CHALLENGE: Your job is to retype all of the data word for word, leaving every image out.

─── RECORDED DATA ───

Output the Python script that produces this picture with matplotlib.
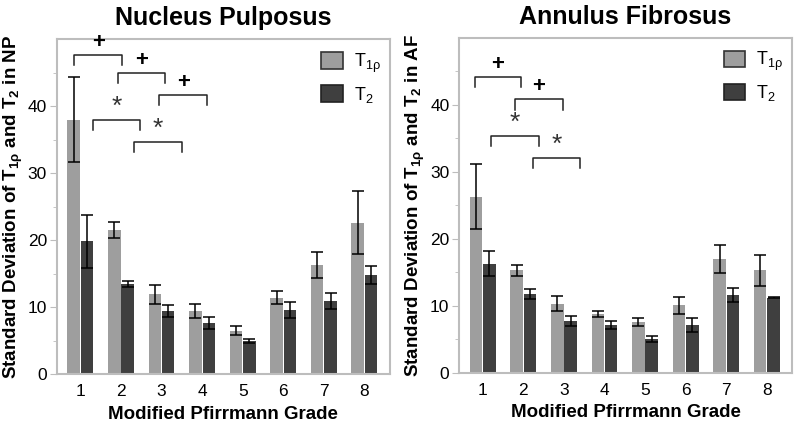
import matplotlib
matplotlib.use("Agg")
import matplotlib.pyplot as plt
from matplotlib.patches import Patch
import numpy as np

plt.rcParams['font.family'] = ['Liberation Sans', 'DejaVu Sans']
plt.rcParams['mathtext.fontset'] = 'custom'
plt.rcParams['mathtext.rm'] = 'Liberation Sans'
plt.rcParams['mathtext.it'] = 'Liberation Sans:italic'
plt.rcParams['mathtext.bf'] = 'Liberation Sans:bold'

grades = [1, 2, 3, 4, 5, 6, 7, 8]

# Nucleus pulposus
np_t1rho = [38.0, 21.5, 11.9, 9.4, 6.5, 11.4, 16.3, 22.6]
np_t1rho_err = [6.4, 1.25, 1.4, 1.0, 0.7, 0.95, 1.95, 4.7]
np_t2 = [19.8, 13.5, 9.4, 7.6, 4.9, 9.6, 10.9, 14.8]
np_t2_err = [3.9, 0.45, 0.95, 0.85, 0.3, 1.2, 1.2, 1.3]

# Annulus fibrosus
af_t1rho = [26.3, 15.3, 10.3, 8.8, 7.6, 10.1, 17.0, 15.3]
af_t1rho_err = [4.8, 0.85, 1.1, 0.5, 0.6, 1.25, 2.1, 2.3]
af_t2 = [16.3, 11.7, 7.8, 7.2, 5.1, 7.2, 11.6, 11.2]
af_t2_err = [1.9, 0.75, 0.75, 0.6, 0.45, 1.05, 1.1, 0.1]

# significance brackets: (x start, x end, height, symbol)
np_brackets = [(0.85, 2.03, 47.6, '+'), (1.92, 3.09, 45.0, '+'), (2.95, 4.13, 41.6, '+'),
               (1.30, 2.48, 38.0, '*'), (2.33, 3.50, 34.7, '*')]
af_brackets = [(0.80, 1.95, 44.1, '+'), (1.80, 2.97, 40.8, '+'),
               (1.21, 2.38, 35.4, '*'), (2.24, 3.40, 32.1, '*')]

light = '#9e9e9e'
dark = '#3f3f3f'
spine_col = '#bdbdbd'


def draw_panel(ax, t1, t1e, t2, t2e, brackets, title, region):
    x = np.array(grades)
    w = 0.31
    ax.bar(x - w / 2 - 0.01, t1, w, color=light, zorder=2)
    ax.bar(x + w / 2 + 0.01, t2, w, color=dark, zorder=2)
    ax.errorbar(x - w / 2 - 0.01, t1, yerr=t1e, fmt='none', ecolor='black',
                elinewidth=1.1, capsize=4.5, capthick=1.1, zorder=3)
    ax.errorbar(x + w / 2 + 0.01, t2, yerr=t2e, fmt='none', ecolor='black',
                elinewidth=1.1, capsize=4.5, capthick=1.1, zorder=3)

    for x0, x1, h, sym in brackets:
        ax.plot([x0, x0, x1, x1], [h - 1.5, h, h, h - 1.5], color='#222222', lw=1.1)
        if sym == '+':
            ax.text((x0 + x1) / 2, h + 0.3, '+', ha='center', va='bottom',
                    fontsize=16, fontweight='bold')
        else:
            ax.text((x0 + x1) / 2, h + 0.1, '*', ha='center', va='bottom',
                    fontsize=19, color='#333333')

    ax.set_xlim(0.42, 8.62)
    ax.set_ylim(0, 50)
    ax.set_xticks(grades)
    ax.set_yticks([0, 10, 20, 30, 40])
    ax.set_yticks([5, 15, 25, 35, 45], minor=True)
    ax.tick_params(axis='x', length=0, labelsize=12.5, pad=7)
    ax.tick_params(axis='y', which='major', length=5, color=spine_col, labelsize=12.5, pad=2)
    ax.tick_params(axis='y', which='minor', length=3, color=spine_col)
    for s in ax.spines.values():
        s.set_color(spine_col)
        s.set_linewidth(1.5)

    ax.set_title(title, fontsize=18, fontweight='bold', pad=10)
    ax.set_xlabel('Modified Pfirrmann Grade', fontsize=13.5, fontweight='bold', labelpad=5)
    ax.set_ylabel(r'Standard Deviation of T$_{\mathbf{1ρ}}$ and T$_{\mathbf{2}}$ in ' + region,
                  fontsize=13.5, fontweight='bold', labelpad=2)

    handles = [Patch(facecolor=light, edgecolor='#333333', lw=1.2),
               Patch(facecolor=dark, edgecolor='#222222', lw=1.2)]
    ax.legend(handles, [r'T$_{\mathrm{1ρ}}$', r'T$_{\mathrm{2}}$'], loc='upper right',
              frameon=False, fontsize=13, handlelength=1.2, handleheight=1.0,
              labelspacing=0.55, handletextpad=0.6, borderaxespad=0.1,
              bbox_to_anchor=(1.0, 0.99))


fig = plt.figure(figsize=(8, 4.3), dpi=100)
ax1 = fig.add_axes([0.071, 0.130, 0.416, 0.779])
ax2 = fig.add_axes([0.574, 0.133, 0.416, 0.779])

draw_panel(ax1, np_t1rho, np_t1rho_err, np_t2, np_t2_err, np_brackets, 'Nucleus Pulposus', 'NP')
draw_panel(ax2, af_t1rho, af_t1rho_err, af_t2, af_t2_err, af_brackets, 'Annulus Fibrosus', 'AF')

fig.savefig('out.png', dpi=100)
plt.close(fig)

───

RESULT OF THE TASK:
Output the Python script that produces this picture with matplotlib.
import matplotlib
matplotlib.use("Agg")
import matplotlib.pyplot as plt
from matplotlib.patches import Patch
import numpy as np

plt.rcParams['font.family'] = ['Liberation Sans', 'DejaVu Sans']
plt.rcParams['mathtext.fontset'] = 'custom'
plt.rcParams['mathtext.rm'] = 'Liberation Sans'
plt.rcParams['mathtext.it'] = 'Liberation Sans:italic'
plt.rcParams['mathtext.bf'] = 'Liberation Sans:bold'

grades = [1, 2, 3, 4, 5, 6, 7, 8]

# Nucleus pulposus
np_t1rho = [38.0, 21.5, 11.9, 9.4, 6.5, 11.4, 16.3, 22.6]
np_t1rho_err = [6.4, 1.25, 1.4, 1.0, 0.7, 0.95, 1.95, 4.7]
np_t2 = [19.8, 13.5, 9.4, 7.6, 4.9, 9.6, 10.9, 14.8]
np_t2_err = [3.9, 0.45, 0.95, 0.85, 0.3, 1.2, 1.2, 1.3]

# Annulus fibrosus
af_t1rho = [26.3, 15.3, 10.3, 8.8, 7.6, 10.1, 17.0, 15.3]
af_t1rho_err = [4.8, 0.85, 1.1, 0.5, 0.6, 1.25, 2.1, 2.3]
af_t2 = [16.3, 11.7, 7.8, 7.2, 5.1, 7.2, 11.6, 11.2]
af_t2_err = [1.9, 0.75, 0.75, 0.6, 0.45, 1.05, 1.1, 0.1]

# significance brackets: (x start, x end, height, symbol)
np_brackets = [(0.85, 2.03, 47.6, '+'), (1.92, 3.09, 45.0, '+'), (2.95, 4.13, 41.6, '+'),
               (1.30, 2.48, 38.0, '*'), (2.33, 3.50, 34.7, '*')]
af_brackets = [(0.80, 1.95, 44.1, '+'), (1.80, 2.97, 40.8, '+'),
               (1.21, 2.38, 35.4, '*'), (2.24, 3.40, 32.1, '*')]

light = '#9e9e9e'
dark = '#3f3f3f'
spine_col = '#bdbdbd'


def draw_panel(ax, t1, t1e, t2, t2e, brackets, title, region):
    x = np.array(grades)
    w = 0.31
    ax.bar(x - w / 2 - 0.01, t1, w, color=light, zorder=2)
    ax.bar(x + w / 2 + 0.01, t2, w, color=dark, zorder=2)
    ax.errorbar(x - w / 2 - 0.01, t1, yerr=t1e, fmt='none', ecolor='black',
                elinewidth=1.1, capsize=4.5, capthick=1.1, zorder=3)
    ax.errorbar(x + w / 2 + 0.01, t2, yerr=t2e, fmt='none', ecolor='black',
                elinewidth=1.1, capsize=4.5, capthick=1.1, zorder=3)

    for x0, x1, h, sym in brackets:
        ax.plot([x0, x0, x1, x1], [h - 1.5, h, h, h - 1.5], color='#222222', lw=1.1)
        if sym == '+':
            ax.text((x0 + x1) / 2, h + 0.3, '+', ha='center', va='bottom',
                    fontsize=16, fontweight='bold')
        else:
            ax.text((x0 + x1) / 2, h + 0.1, '*', ha='center', va='bottom',
                    fontsize=19, color='#333333')

    ax.set_xlim(0.42, 8.62)
    ax.set_ylim(0, 50)
    ax.set_xticks(grades)
    ax.set_yticks([0, 10, 20, 30, 40])
    ax.set_yticks([5, 15, 25, 35, 45], minor=True)
    ax.tick_params(axis='x', length=0, labelsize=12.5, pad=7)
    ax.tick_params(axis='y', which='major', length=5, color=spine_col, labelsize=12.5, pad=2)
    ax.tick_params(axis='y', which='minor', length=3, color=spine_col)
    for s in ax.spines.values():
        s.set_color(spine_col)
        s.set_linewidth(1.5)

    ax.set_title(title, fontsize=18, fontweight='bold', pad=10)
    ax.set_xlabel('Modified Pfirrmann Grade', fontsize=13.5, fontweight='bold', labelpad=5)
    ax.set_ylabel(r'Standard Deviation of T$_{\mathbf{1ρ}}$ and T$_{\mathbf{2}}$ in ' + region,
                  fontsize=13.5, fontweight='bold', labelpad=2)

    handles = [Patch(facecolor=light, edgecolor='#333333', lw=1.2),
               Patch(facecolor=dark, edgecolor='#222222', lw=1.2)]
    ax.legend(handles, [r'T$_{\mathrm{1ρ}}$', r'T$_{\mathrm{2}}$'], loc='upper right',
              frameon=False, fontsize=13, handlelength=1.2, handleheight=1.0,
              labelspacing=0.55, handletextpad=0.6, borderaxespad=0.1,
              bbox_to_anchor=(1.0, 0.99))


fig = plt.figure(figsize=(8, 4.3), dpi=100)
ax1 = fig.add_axes([0.071, 0.130, 0.416, 0.779])
ax2 = fig.add_axes([0.574, 0.133, 0.416, 0.779])

draw_panel(ax1, np_t1rho, np_t1rho_err, np_t2, np_t2_err, np_brackets, 'Nucleus Pulposus', 'NP')
draw_panel(ax2, af_t1rho, af_t1rho_err, af_t2, af_t2_err, af_brackets, 'Annulus Fibrosus', 'AF')

fig.savefig('out.png', dpi=100)
plt.close(fig)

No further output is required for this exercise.